The next keynote speaker at EDEM 2010 is Stevan Harnad, who shifts our focus to the question of open access to research - which is perhaps not a democratic issue in the strict sense of the word, but connects closely to questions of open government data, of course. The point of contention here is the unresolved question of how specialist knowledge connects with broad-based user-driven approaches to knowledge management - best examplified perhaps by Wikipedia. This is about user empowerment, but is not democratic in any traditional sense - and citizen engagement initiatives in e-democracy face similar challenges (especially in the context of complicated and controversially debated issues).
In the first place, then, open access means free, immediate, permanent full-text online access to published peer-reviewed academic research across all scholarly disciplines (some 2.5 million articles per annum) - so it deals primarily with specialist knowledge. Additional materials, including generalist publications, creative works, and unpublished data and texts may also be included - and access, impact, and esteem metrics are also gathered in the process.
There are two ways to provide open access, then: green open access, where researchers provide their refereed preprints to open access archives, and gold open access, where the refereed journals themselves are providing open access to the final version of the article. The former, then, relies mainly on the authors, without journal publishers needing to be involved - and yet, only 20% of authors make their articles freely available online.

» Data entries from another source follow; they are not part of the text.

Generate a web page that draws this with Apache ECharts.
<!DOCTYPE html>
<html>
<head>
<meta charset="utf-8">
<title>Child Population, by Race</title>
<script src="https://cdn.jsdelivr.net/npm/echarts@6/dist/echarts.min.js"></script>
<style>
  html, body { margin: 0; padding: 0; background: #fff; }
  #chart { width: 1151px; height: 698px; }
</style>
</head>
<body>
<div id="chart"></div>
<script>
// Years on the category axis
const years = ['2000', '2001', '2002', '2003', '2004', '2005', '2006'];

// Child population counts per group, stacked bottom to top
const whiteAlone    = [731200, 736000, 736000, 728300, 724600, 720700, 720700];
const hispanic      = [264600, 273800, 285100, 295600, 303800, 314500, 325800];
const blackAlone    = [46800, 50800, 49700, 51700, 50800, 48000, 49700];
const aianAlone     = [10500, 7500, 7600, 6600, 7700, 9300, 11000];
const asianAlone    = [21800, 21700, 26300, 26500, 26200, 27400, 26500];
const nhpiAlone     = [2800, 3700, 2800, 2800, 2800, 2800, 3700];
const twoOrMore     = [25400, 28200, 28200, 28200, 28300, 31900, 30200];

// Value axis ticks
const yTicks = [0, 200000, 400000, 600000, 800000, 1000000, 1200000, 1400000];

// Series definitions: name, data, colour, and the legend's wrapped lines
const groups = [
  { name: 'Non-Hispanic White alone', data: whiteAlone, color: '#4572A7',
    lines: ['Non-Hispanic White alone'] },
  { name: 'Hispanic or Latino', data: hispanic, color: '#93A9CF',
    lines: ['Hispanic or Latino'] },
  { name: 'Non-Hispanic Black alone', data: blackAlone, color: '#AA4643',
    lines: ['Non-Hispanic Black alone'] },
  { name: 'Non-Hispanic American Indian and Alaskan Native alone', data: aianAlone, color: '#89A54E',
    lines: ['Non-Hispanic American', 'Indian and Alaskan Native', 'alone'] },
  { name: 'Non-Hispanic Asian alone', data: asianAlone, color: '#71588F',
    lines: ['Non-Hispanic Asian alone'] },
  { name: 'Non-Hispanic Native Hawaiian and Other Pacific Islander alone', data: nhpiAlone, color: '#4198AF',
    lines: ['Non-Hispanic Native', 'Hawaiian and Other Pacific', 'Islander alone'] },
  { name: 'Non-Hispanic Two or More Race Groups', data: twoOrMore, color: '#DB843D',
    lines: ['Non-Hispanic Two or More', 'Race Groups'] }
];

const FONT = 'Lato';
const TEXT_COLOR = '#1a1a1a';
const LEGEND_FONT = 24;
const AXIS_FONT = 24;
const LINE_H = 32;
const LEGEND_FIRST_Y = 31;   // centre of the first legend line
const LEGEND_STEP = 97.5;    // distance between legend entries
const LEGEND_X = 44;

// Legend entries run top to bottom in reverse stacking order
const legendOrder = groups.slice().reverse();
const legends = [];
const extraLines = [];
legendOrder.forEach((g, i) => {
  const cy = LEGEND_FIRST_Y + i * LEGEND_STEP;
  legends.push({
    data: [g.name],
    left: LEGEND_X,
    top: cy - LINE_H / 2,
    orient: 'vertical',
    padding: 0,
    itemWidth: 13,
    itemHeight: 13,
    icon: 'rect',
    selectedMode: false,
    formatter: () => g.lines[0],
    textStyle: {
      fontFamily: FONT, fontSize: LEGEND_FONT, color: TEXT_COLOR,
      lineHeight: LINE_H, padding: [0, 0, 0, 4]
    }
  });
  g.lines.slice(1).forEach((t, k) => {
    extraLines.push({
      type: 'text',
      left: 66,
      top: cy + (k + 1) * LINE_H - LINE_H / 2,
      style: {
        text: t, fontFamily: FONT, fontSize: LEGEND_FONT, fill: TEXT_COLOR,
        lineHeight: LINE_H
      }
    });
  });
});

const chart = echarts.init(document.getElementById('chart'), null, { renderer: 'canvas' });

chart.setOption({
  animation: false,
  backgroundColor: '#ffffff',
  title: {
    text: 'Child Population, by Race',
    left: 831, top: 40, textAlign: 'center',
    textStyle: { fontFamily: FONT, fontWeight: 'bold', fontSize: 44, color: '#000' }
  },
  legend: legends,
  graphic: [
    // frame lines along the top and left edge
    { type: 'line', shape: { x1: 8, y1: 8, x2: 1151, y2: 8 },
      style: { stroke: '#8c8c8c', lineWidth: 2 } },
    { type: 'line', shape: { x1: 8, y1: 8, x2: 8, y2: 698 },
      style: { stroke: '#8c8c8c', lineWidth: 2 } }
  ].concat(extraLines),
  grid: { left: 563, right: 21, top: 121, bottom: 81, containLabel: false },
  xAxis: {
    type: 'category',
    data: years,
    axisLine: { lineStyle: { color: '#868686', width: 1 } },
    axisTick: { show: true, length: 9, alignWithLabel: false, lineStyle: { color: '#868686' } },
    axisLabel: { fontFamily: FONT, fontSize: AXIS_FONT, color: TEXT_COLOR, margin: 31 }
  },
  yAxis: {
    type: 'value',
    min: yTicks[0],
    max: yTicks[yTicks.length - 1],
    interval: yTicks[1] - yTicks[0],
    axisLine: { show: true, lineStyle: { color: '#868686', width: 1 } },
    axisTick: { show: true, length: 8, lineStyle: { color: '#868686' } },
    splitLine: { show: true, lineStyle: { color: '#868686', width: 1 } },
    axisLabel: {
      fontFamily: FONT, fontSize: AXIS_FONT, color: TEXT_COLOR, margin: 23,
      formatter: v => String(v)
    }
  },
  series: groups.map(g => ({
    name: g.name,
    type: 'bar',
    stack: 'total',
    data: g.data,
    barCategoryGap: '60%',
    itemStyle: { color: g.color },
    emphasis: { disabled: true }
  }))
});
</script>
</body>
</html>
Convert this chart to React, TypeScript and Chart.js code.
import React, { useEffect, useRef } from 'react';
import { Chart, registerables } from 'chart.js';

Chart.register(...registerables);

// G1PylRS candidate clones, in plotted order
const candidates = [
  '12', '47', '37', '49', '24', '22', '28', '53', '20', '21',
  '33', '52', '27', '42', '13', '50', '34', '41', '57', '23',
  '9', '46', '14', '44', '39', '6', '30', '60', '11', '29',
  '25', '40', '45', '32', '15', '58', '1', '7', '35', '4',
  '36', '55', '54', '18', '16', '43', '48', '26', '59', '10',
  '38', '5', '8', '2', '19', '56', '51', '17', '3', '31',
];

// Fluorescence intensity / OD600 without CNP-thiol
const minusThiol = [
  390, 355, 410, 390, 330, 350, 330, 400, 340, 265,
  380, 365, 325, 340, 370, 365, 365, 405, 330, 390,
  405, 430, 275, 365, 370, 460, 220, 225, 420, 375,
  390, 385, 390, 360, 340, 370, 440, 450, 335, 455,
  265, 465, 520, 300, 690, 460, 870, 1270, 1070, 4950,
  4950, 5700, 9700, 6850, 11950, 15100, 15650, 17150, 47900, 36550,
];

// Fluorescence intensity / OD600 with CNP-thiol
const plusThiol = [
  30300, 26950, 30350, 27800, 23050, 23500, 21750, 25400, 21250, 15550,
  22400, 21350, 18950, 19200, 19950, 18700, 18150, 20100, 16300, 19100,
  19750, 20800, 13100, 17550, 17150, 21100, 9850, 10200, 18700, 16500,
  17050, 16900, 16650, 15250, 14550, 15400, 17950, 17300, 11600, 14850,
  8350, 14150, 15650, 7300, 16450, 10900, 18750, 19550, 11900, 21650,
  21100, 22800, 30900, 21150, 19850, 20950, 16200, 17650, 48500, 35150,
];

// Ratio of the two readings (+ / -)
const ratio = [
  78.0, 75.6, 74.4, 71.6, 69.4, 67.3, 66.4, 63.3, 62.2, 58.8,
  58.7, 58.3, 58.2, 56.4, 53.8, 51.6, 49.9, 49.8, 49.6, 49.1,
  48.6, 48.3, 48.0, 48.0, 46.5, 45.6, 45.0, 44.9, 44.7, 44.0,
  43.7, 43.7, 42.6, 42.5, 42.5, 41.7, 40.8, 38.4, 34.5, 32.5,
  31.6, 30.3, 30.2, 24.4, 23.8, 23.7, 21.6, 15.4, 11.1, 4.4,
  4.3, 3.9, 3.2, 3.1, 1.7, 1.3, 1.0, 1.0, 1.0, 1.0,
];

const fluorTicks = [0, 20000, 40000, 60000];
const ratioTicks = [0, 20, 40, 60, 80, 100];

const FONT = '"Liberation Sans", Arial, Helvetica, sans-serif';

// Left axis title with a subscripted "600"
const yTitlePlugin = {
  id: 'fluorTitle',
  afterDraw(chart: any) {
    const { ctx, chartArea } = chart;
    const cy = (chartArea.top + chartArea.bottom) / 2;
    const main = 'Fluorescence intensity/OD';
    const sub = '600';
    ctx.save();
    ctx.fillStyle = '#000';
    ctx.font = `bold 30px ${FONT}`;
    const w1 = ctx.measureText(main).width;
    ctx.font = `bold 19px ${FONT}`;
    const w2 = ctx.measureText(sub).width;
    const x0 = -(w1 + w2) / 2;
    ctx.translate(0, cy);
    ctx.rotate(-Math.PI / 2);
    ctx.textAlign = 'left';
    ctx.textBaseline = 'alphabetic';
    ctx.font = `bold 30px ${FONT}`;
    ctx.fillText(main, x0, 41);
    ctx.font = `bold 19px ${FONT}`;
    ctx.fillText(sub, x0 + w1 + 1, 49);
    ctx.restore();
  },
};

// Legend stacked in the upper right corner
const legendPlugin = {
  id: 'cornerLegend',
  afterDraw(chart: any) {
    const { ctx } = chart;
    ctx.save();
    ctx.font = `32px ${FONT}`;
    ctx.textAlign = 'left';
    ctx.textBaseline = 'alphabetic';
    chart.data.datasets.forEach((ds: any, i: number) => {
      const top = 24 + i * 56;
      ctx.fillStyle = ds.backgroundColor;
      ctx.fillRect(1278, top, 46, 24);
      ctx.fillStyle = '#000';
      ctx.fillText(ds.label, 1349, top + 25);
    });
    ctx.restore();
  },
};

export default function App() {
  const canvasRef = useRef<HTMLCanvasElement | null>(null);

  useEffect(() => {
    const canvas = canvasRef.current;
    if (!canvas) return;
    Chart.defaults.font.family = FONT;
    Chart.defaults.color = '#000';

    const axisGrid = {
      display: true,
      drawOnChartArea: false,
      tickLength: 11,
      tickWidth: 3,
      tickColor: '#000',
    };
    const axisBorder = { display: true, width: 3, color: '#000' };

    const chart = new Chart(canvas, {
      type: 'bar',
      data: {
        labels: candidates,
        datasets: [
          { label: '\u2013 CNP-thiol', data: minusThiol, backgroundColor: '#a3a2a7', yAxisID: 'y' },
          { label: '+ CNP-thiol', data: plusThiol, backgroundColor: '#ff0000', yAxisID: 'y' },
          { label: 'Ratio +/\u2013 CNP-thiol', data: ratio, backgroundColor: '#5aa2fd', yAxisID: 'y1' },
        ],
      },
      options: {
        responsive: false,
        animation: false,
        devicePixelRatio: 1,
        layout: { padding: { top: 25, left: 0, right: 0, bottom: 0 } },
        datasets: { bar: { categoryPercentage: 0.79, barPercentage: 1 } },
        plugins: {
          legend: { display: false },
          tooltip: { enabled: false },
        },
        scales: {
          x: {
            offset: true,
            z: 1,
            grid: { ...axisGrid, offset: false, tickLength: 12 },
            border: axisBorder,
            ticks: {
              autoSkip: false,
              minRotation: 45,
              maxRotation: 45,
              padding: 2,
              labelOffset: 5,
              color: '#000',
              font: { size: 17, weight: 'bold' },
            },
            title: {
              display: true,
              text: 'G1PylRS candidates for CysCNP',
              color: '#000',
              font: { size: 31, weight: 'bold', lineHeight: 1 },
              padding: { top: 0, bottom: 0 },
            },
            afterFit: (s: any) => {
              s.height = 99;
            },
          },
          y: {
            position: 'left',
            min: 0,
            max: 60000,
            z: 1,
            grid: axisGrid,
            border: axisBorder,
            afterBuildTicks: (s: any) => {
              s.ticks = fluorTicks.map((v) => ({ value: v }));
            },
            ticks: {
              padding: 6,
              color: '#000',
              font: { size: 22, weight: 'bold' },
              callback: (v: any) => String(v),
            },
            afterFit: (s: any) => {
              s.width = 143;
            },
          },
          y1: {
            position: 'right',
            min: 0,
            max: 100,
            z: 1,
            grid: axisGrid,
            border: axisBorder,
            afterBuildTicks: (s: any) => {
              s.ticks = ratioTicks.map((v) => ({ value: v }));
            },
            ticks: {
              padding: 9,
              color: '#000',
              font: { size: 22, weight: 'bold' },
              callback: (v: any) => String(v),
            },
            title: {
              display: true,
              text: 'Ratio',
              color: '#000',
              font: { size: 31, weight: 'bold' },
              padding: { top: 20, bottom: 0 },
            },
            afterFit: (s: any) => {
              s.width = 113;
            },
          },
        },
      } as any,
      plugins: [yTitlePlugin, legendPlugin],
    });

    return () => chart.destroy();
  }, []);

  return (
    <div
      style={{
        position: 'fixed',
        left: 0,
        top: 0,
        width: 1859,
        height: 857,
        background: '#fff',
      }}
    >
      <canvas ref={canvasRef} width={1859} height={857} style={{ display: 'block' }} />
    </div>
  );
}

Such green open access can be promoted through open access mandates (requiring researchers to submit all of their publications to an open access archive as a matter of course): these mandates turn out to maximise open access metrics (i.e. the visibility of open access publications), and these metrics in turn motivate the further strengthening of open access mandates. Open access articles are cited more frequently (by up to 200-300%), which acts as a further encouragement for researcher and institutional participation. Some 157 universities around the world now mandate open access, and research funding institutions increasingly require open access to the research outputs they fund, too.
Surveys indicate that only some 15% of researchers would use open access in the absence of an institutional mandate, while 80% would willingly comply with an institutional mandate, which documents the importance and impact of such mandates. There is substantial top-level university support for such mandates (e.g. as government policy in the US and EU), but many universities still have to institute and enforce their own mandates.
Where open access is starting to happen, then, a range of new publication and citation metrics become available, and it is possible to trace research usage patterns. Such tools may also be able to be translated to the e-government sphere, in fact - where they could track citizen participation in government consultation initiatives, for example, and provide metrics that document the impact of such initiatives.